REQUIRED WORK -
Return, without pictures, the lines from the start of the data through the one that contains "const BAR_DX = 64, BAR_DY".

--- START ---

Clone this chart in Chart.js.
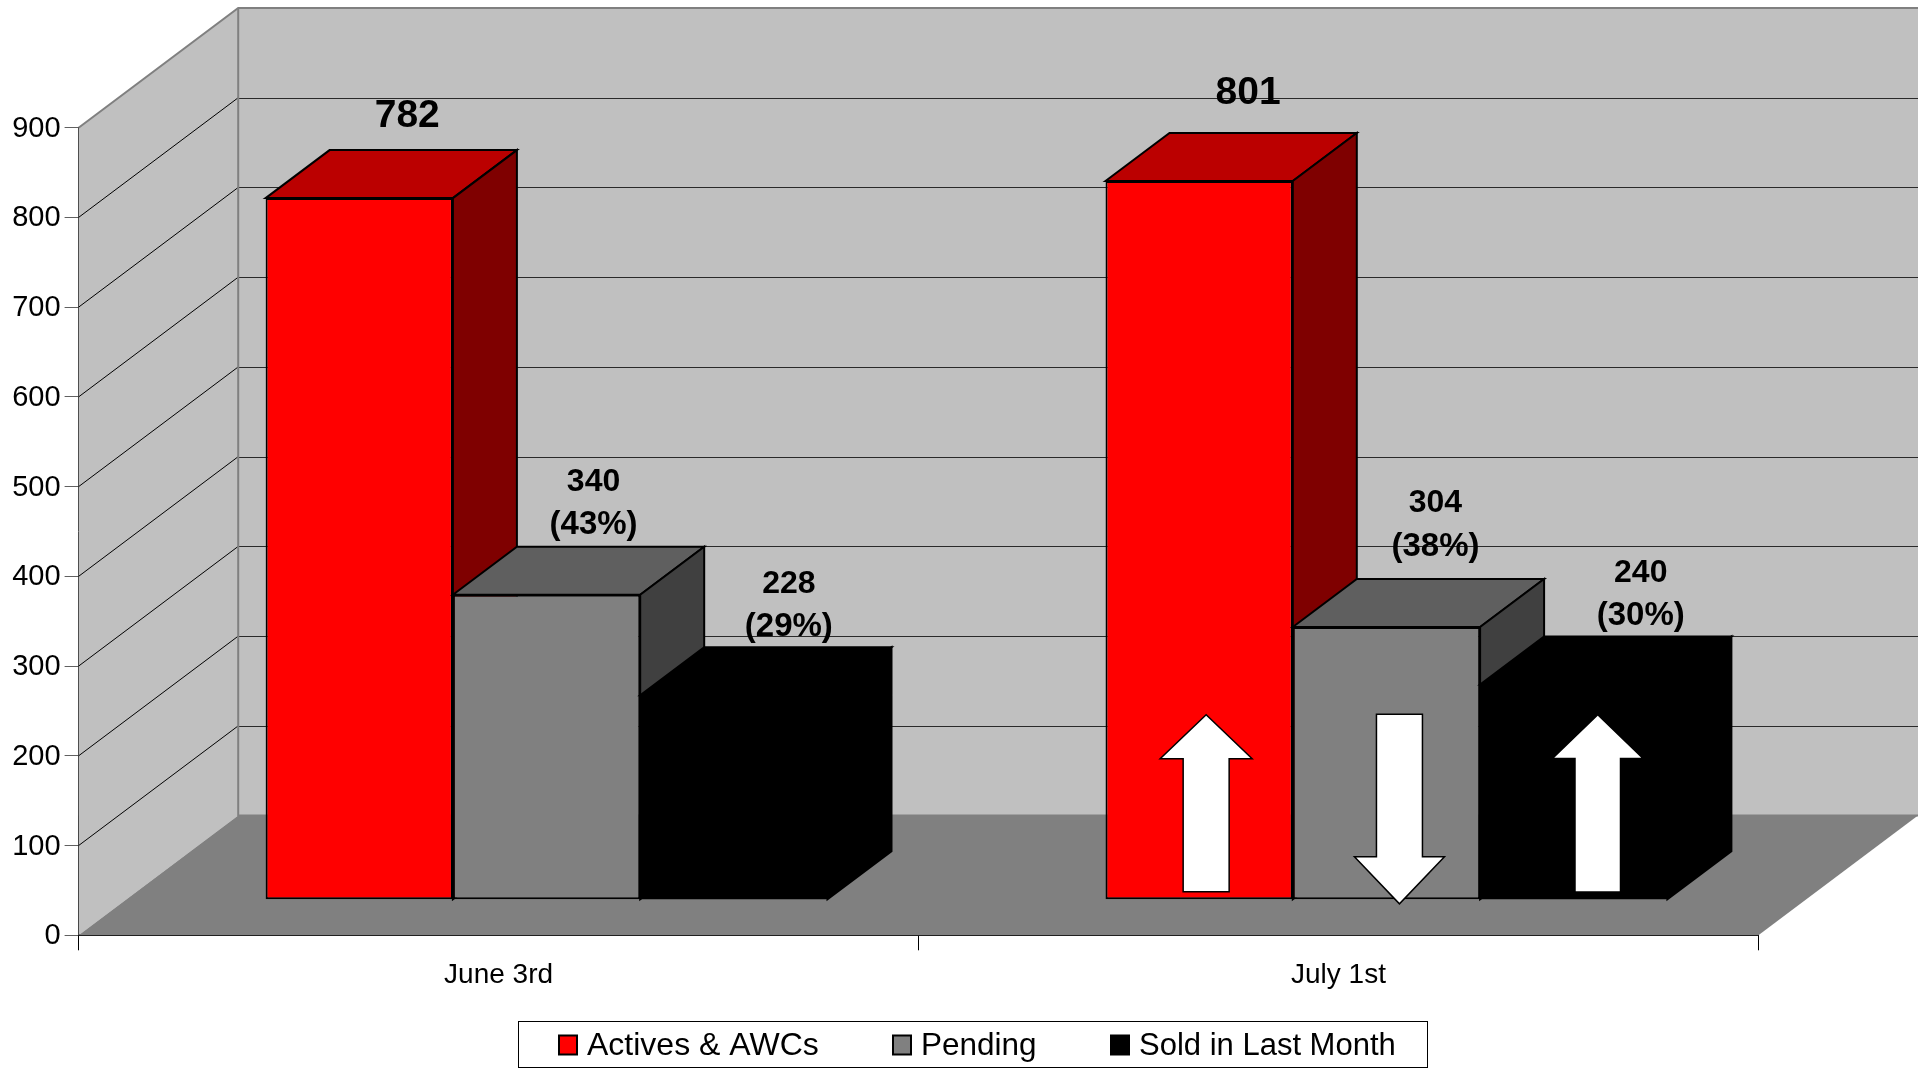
<!DOCTYPE html>
<html><head><meta charset="utf-8">
<style>html,body{margin:0;padding:0;background:#fff}canvas{display:block}</style>
<script src="https://cdn.jsdelivr.net/npm/chart.js@4"></script>
</head><body><canvas id="c" width="1926" height="1068"></canvas>
<script>
const categories = ['June 3rd', 'July 1st'];
const activesValues = [782, 801];
const pendingValues = [340, 304];
const soldValues = [228, 240];
const pendingPercent = ['(43%)', '(38%)'];
const soldPercent = ['(29%)', '(30%)'];
const yTickStep = 100;
const yMax = 900;
const seriesNames = ['Actives & AWCs', 'Pending', 'Sold in Last Month'];
const seriesFront = ['#ff0000', '#808080', '#000000'];
const seriesTop = ['#bb0000', '#5f5f5f', '#000000'];
const seriesSide = ['#7f0000', '#404040', '#000000'];
const seriesBorder = [2, 2, 0];

// direction of the change arrows on the second category, one per series
const changeArrows = ['up', 'down', 'up'];

const FONT = '"Liberation Sans", Arial, sans-serif';
const WALL_DX = 159.6, WALL_DY = 119.7;       // room depth
const BAR_SHIFT_X = 48, BAR_SHIFT_Y = 35.5;   // bar front plane within the room
const BAR_DX = 64, BAR_DY = 48;               // bar depth

// label offsets from the bar's front top-centre: [series][category] = [dx, dy first line]
const labelShift = [
  [[48, -81.5], [49, -87.5]],
  [[47, -112.5], [49, -123.5]],
  [[55, -111.5], [67, -111.5]]
];
const arrowStyle = [
  {dx: 7, head: 46, shaft: 23, stroke: true, from: 7.5, to: 184.5, neck: 140.5},
  {dx: 13, head: 45, shaft: 23, stroke: true, from: 185, to: -4.5, neck: 42.5},
  {dx: 24, head: 43.5, shaft: 22, stroke: false, from: 8, to: 183.5, neck: 141.5}
];

function poly(ctx, pts, fill, stroke, lw) {
  ctx.beginPath();
  pts.forEach((p, i) => i ? ctx.lineTo(p[0], p[1]) : ctx.moveTo(p[0], p[1]));
  ctx.closePath();
  if (fill) { ctx.fillStyle = fill; ctx.fill(); }
  if (stroke) { ctx.strokeStyle = stroke; ctx.lineWidth = lw; ctx.lineJoin = 'miter'; ctx.stroke(); }
}
function line(ctx, pts, color, lw) {
  ctx.beginPath();
  pts.forEach((p, i) => i ? ctx.lineTo(p[0], p[1]) : ctx.moveTo(p[0], p[1]));
  ctx.strokeStyle = color; ctx.lineWidth = lw; ctx.stroke();
}

const roomPlugin = {
  id: 'room',
  beforeDatasetsDraw(chart) {
    const {ctx, chartArea: a, scales: {y}} = chart;
    const L = a.left, R = a.right, T = y.getPixelForValue(yMax), B = y.getPixelForValue(0);
    ctx.save();
    poly(ctx, [[L, T], [L + WALL_DX, T - WALL_DY], [L + WALL_DX, B - WALL_DY], [L, B]], '#c0c0c0');
    poly(ctx, [[L + WALL_DX, T - WALL_DY], [R + WALL_DX, T - WALL_DY], [R + WALL_DX, B - WALL_DY], [L + WALL_DX, B - WALL_DY]], '#c0c0c0');
    poly(ctx, [[L, B], [L + WALL_DX, B - WALL_DY], [R + WALL_DX, B - WALL_DY], [R, B]], '#808080');
    y.ticks.forEach(t => {
      if (t.value === 0 || t.value === yMax) return;
      const p = y.getPixelForValue(t.value);
      const q = Math.round(p - WALL_DY) + 0.5;
      line(ctx, [[L, p], [L + WALL_DX, p - WALL_DY]], '#000', 1);
      line(ctx, [[L + WALL_DX, q], [R + WALL_DX, q]], '#2a2a2a', 1.2);
    });
    line(ctx, [[L, T], [L + WALL_DX, T - WALL_DY], [R + WALL_DX, T - WALL_DY]], '#808080', 2);
    line(ctx, [[L + WALL_DX, T - WALL_DY], [L + WALL_DX, B - WALL_DY], [R + WALL_DX, B - WALL_DY]], '#808080', 2);
    ctx.restore();
  },
  beforeDatasetDraw() { return false; },
  afterDatasetsDraw(chart) {
    const {ctx} = chart;
    ctx.save();
    ctx.translate(BAR_SHIFT_X, -BAR_SHIFT_Y);
    chart.data.datasets.forEach((ds, i) => {
      const meta = chart.getDatasetMeta(i);
      meta.data.forEach(el => {
        const l = el.x - el.width / 2, r = el.x + el.width / 2, t = el.y, b = el.base;
        poly(ctx, [[l, t], [l + BAR_DX, t - BAR_DY], [r + BAR_DX, t - BAR_DY], [r, t]], seriesTop[i], '#000', 2);
        poly(ctx, [[r, t], [r + BAR_DX, t - BAR_DY], [r + BAR_DX, b - BAR_DY], [r, b]], seriesSide[i], '#000', 2);
      });
      meta.controller.draw();
    });
    // change arrows on the last category
    changeArrows.forEach((dir, i) => {
      const el = chart.getDatasetMeta(i).data[1];
      const s = arrowStyle[i], cx = el.x + s.dx;
      const tail = el.base - s.from, tip = el.base - s.to, neck = el.base - s.neck;
      poly(ctx, [[cx - s.shaft, tail], [cx + s.shaft, tail], [cx + s.shaft, neck], [cx + s.head, neck],
        [cx, tip], [cx - s.head, neck], [cx - s.shaft, neck]], '#fff', s.stroke ? '#000' : null, 1.5);
    });
    ctx.restore();

    // value labels
    ctx.save();
    ctx.fillStyle = '#000';
    ctx.textAlign = 'center';
    ctx.textBaseline = 'middle';
    chart.data.datasets.forEach((ds, i) => {
      chart.getDatasetMeta(i).data.forEach((el, j) => {
        const [dx, dy] = labelShift[i][j];
        const x = el.x + BAR_SHIFT_X + dx, yy = el.y - BAR_SHIFT_Y + dy;
        if (i === 0) {
          ctx.font = 'bold 39px ' + FONT;
          ctx.fillText(String(ds.data[j]), x, yy);
        } else {
          ctx.font = 'bold 32px ' + FONT;
          ctx.fillText(String(ds.data[j]), x, yy);
          ctx.font = 'bold 33px ' + FONT;
          ctx.fillText((i === 1 ? pendingPercent : soldPercent)[j], x, yy + 43);
        }
      });
    });
    ctx.restore();
  },
  afterDraw(chart) {
    const {ctx} = chart;
    ctx.save();
    ctx.strokeStyle = '#000'; ctx.lineWidth = 1;
    ctx.fillStyle = '#fff';
    ctx.fillRect(518.5, 1021.5, 909, 46);
    ctx.strokeRect(518.5, 1021.5, 909, 46);
    const swatchX = [559, 893, 1111];
    const textX = [587, 921, 1139];
    const legendFontSize = [32, 31.5, 31];
    ctx.textBaseline = 'middle';
    ctx.textAlign = 'left';
    seriesNames.forEach((n, i) => {
      ctx.fillStyle = seriesFront[i];
      ctx.fillRect(swatchX[i], 1035.5, 18, 19);
      ctx.lineWidth = 2;
      ctx.strokeRect(swatchX[i], 1035.5, 18, 19);
      ctx.fillStyle = '#000';
      ctx.font = legendFontSize[i] + 'px ' + FONT;
      ctx.fillText(n, textX[i], 1046);
    });
    ctx.restore();
  }
};

new Chart(document.getElementById('c'), {
  type: 'bar',
  data: {
    labels: categories,
    datasets: [
      {label: seriesNames[0], data: activesValues, backgroundColor: seriesFront[0], borderWidth: seriesBorder[0]},
      {label: seriesNames[1], data: pendingValues, backgroundColor: seriesFront[1], borderWidth: seriesBorder[1]},
      {label: seriesNames[2], data: soldValues, backgroundColor: seriesFront[2], borderWidth: seriesBorder[2]}
    ].map(d => Object.assign(d, {borderColor: '#000', borderSkipped: false, categoryPercentage: 0.669, barPercentage: 1}))
  },
  options: {
    responsive: false,
    animation: false,
    devicePixelRatio: 1,
    layout: {padding: {top: 127.7, right: 167.6, left: 0, bottom: 0}},
    plugins: {legend: {display: false}, tooltip: {enabled: false}, title: {display: false}},
    scales: {
      x: {
        grid: {drawOnChartArea: false, drawTicks: true, tickLength: 15, tickColor: '#000', offset: true},
        border: {color: '#000', width: 2},
        ticks: {font: {family: FONT, size: 28}, color: '#000', padding: 8, maxRotation: 0},
        afterFit(s) { s.height = 132.7; }
      },
      y: {
        min: 0, max: yMax,
        grid: {drawOnChartArea: false, drawTicks: true, tickLength: 14, tickColor: '#606060'},
        border: {color: '#000', width: 1},
        ticks: {stepSize: yTickStep, font: {family: FONT, size: 29}, color: '#000', padding: 4, labelOffset: 1},
        afterFit(s) { s.width = 78.6; }
      }
    }
  },
  plugins: [roomPlugin]
});
</script></body></html>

--- END ---

EXERCISE SOLUTION -
Clone this chart in Chart.js.
<!DOCTYPE html>
<html><head><meta charset="utf-8">
<style>html,body{margin:0;padding:0;background:#fff}canvas{display:block}</style>
<script src="https://cdn.jsdelivr.net/npm/chart.js@4"></script>
</head><body><canvas id="c" width="1926" height="1068"></canvas>
<script>
const categories = ['June 3rd', 'July 1st'];
const activesValues = [782, 801];
const pendingValues = [340, 304];
const soldValues = [228, 240];
const pendingPercent = ['(43%)', '(38%)'];
const soldPercent = ['(29%)', '(30%)'];
const yTickStep = 100;
const yMax = 900;
const seriesNames = ['Actives & AWCs', 'Pending', 'Sold in Last Month'];
const seriesFront = ['#ff0000', '#808080', '#000000'];
const seriesTop = ['#bb0000', '#5f5f5f', '#000000'];
const seriesSide = ['#7f0000', '#404040', '#000000'];
const seriesBorder = [2, 2, 0];

// direction of the change arrows on the second category, one per series
const changeArrows = ['up', 'down', 'up'];

const FONT = '"Liberation Sans", Arial, sans-serif';
const WALL_DX = 159.6, WALL_DY = 119.7;       // room depth
const BAR_SHIFT_X = 48, BAR_SHIFT_Y = 35.5;   // bar front plane within the room
const BAR_DX = 64, BAR_DY = 48;               // bar depth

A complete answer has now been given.